» Set task:
Only the lines from the start of the data below through the line that contains "7.42, 7.47, 7.47];" are to be copied, exactly and without pictures.

» Data:
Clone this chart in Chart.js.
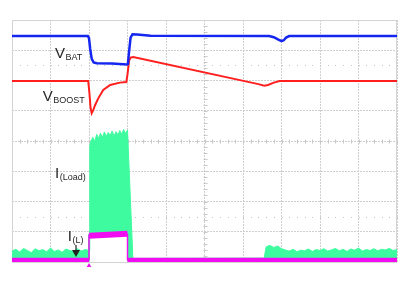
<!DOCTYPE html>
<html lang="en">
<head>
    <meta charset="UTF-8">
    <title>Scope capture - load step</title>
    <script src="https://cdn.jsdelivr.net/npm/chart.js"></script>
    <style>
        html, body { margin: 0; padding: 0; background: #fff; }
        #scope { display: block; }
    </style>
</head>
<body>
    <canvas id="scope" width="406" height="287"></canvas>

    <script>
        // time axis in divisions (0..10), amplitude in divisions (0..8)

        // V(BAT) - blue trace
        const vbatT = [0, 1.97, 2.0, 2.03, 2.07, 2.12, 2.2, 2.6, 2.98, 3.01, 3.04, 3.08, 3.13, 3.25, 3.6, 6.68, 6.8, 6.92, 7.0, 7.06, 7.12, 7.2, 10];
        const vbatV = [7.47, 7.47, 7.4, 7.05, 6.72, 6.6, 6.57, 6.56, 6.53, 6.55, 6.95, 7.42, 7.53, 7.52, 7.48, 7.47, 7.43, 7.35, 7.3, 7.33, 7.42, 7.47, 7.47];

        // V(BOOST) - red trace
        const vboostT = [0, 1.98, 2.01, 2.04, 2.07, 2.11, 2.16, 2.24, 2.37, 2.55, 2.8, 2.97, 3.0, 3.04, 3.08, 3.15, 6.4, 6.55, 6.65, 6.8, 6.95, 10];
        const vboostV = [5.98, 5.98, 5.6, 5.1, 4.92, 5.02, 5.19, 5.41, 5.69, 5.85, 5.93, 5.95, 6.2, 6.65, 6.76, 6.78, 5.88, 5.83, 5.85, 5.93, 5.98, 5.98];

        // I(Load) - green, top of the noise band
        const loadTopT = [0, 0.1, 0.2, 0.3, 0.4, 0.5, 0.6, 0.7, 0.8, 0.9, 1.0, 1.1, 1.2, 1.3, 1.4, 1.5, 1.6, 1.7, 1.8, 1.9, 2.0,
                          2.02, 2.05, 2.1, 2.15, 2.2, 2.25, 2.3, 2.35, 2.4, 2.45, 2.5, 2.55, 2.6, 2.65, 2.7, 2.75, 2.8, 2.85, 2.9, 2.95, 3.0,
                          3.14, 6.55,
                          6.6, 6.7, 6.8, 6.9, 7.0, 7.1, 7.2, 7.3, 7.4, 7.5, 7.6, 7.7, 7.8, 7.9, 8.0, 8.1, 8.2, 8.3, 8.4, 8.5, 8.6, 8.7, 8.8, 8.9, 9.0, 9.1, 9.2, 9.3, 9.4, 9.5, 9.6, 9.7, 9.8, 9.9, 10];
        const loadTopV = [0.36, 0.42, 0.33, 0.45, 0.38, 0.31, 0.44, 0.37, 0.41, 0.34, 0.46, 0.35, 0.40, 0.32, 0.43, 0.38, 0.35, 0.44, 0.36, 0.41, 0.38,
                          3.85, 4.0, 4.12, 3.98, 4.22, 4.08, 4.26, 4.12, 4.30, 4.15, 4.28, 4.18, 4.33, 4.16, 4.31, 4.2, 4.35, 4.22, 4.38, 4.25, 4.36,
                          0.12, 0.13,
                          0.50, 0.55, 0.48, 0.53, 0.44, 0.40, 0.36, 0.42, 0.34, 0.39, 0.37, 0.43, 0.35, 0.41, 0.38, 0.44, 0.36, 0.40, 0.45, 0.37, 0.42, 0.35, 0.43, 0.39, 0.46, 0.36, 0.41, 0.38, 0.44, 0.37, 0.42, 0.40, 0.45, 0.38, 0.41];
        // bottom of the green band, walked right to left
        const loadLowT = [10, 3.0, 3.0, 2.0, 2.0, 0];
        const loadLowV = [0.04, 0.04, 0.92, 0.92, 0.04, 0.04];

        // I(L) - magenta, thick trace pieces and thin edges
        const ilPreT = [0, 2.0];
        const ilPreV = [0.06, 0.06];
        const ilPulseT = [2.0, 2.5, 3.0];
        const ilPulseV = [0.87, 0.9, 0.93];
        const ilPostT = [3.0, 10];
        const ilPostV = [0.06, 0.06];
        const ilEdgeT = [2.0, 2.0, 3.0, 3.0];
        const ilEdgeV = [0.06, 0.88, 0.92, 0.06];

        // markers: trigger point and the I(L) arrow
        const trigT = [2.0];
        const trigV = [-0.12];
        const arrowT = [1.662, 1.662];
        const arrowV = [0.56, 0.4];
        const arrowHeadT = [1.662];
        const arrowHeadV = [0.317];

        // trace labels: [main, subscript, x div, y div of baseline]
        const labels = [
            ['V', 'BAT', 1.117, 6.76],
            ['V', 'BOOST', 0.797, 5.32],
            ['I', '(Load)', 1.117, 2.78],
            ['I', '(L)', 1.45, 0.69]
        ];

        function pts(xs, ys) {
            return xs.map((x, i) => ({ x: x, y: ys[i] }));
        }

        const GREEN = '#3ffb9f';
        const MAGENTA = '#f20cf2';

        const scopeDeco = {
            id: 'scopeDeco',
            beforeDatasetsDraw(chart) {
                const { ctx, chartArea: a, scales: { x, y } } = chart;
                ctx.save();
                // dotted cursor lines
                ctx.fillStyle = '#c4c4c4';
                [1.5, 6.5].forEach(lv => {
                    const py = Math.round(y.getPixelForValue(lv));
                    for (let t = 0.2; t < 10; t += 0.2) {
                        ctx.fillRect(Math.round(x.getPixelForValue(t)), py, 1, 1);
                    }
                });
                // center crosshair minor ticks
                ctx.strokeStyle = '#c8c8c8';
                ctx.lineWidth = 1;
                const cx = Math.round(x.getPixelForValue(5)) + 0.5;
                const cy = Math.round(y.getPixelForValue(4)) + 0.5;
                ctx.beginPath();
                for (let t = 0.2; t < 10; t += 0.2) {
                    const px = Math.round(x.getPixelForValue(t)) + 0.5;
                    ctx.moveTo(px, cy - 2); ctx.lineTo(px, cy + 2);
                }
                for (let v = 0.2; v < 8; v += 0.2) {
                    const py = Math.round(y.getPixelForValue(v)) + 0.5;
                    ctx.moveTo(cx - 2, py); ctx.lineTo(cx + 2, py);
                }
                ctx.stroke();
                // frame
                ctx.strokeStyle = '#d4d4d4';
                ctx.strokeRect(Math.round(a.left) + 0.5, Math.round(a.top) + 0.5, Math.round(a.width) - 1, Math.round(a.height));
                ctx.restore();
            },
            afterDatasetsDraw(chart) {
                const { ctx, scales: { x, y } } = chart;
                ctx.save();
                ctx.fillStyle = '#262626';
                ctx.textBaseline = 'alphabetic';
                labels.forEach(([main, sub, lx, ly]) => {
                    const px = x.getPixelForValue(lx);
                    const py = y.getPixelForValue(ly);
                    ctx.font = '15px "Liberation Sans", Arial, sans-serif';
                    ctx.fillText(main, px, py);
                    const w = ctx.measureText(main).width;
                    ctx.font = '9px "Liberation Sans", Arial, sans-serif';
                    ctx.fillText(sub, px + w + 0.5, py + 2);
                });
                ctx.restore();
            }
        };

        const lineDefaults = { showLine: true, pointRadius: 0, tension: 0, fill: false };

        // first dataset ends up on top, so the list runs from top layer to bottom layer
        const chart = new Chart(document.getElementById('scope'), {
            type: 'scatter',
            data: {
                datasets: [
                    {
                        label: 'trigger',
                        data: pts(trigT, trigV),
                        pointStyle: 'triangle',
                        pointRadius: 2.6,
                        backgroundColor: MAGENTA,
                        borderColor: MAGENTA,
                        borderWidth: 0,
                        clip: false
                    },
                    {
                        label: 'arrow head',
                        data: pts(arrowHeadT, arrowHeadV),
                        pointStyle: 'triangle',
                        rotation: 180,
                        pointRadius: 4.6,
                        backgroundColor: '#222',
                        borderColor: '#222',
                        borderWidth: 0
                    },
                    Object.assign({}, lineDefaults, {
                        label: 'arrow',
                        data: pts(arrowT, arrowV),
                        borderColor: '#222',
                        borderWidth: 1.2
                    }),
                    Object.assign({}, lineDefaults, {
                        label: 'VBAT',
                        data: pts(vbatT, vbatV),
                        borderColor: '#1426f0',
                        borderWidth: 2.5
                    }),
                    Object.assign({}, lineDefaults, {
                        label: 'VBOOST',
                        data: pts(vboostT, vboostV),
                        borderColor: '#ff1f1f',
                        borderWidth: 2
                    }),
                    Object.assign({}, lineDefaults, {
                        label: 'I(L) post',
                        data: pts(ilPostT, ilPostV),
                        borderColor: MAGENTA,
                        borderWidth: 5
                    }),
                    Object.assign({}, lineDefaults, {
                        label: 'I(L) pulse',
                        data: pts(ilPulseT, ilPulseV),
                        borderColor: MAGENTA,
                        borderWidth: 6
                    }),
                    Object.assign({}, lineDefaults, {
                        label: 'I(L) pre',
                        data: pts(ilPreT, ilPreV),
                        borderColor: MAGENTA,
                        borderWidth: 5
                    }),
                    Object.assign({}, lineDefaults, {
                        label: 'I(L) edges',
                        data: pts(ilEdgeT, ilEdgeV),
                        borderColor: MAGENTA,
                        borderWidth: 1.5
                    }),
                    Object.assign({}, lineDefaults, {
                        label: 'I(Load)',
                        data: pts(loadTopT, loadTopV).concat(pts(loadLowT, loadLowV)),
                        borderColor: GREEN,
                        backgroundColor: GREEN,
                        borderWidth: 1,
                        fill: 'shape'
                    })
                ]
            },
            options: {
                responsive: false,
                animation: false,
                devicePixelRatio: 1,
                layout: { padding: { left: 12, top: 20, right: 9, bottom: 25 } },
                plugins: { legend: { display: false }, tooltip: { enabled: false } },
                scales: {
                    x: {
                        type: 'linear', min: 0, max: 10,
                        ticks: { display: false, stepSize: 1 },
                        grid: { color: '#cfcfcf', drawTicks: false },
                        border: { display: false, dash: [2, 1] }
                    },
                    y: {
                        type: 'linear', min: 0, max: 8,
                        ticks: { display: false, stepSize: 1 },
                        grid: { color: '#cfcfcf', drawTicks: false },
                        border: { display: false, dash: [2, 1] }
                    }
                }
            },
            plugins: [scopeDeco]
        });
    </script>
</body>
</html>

» Task result:
Clone this chart in Chart.js.
<!DOCTYPE html>
<html lang="en">
<head>
    <meta charset="UTF-8">
    <title>Scope capture - load step</title>
    <script src="https://cdn.jsdelivr.net/npm/chart.js"></script>
    <style>
        html, body { margin: 0; padding: 0; background: #fff; }
        #scope { display: block; }
    </style>
</head>
<body>
    <canvas id="scope" width="406" height="287"></canvas>

    <script>
        // time axis in divisions (0..10), amplitude in divisions (0..8)

        // V(BAT) - blue trace
        const vbatT = [0, 1.97, 2.0, 2.03, 2.07, 2.12, 2.2, 2.6, 2.98, 3.01, 3.04, 3.08, 3.13, 3.25, 3.6, 6.68, 6.8, 6.92, 7.0, 7.06, 7.12, 7.2, 10];
        const vbatV = [7.47, 7.47, 7.4, 7.05, 6.72, 6.6, 6.57, 6.56, 6.53, 6.55, 6.95, 7.42, 7.53, 7.52, 7.48, 7.47, 7.43, 7.35, 7.3, 7.33, 7.42, 7.47, 7.47];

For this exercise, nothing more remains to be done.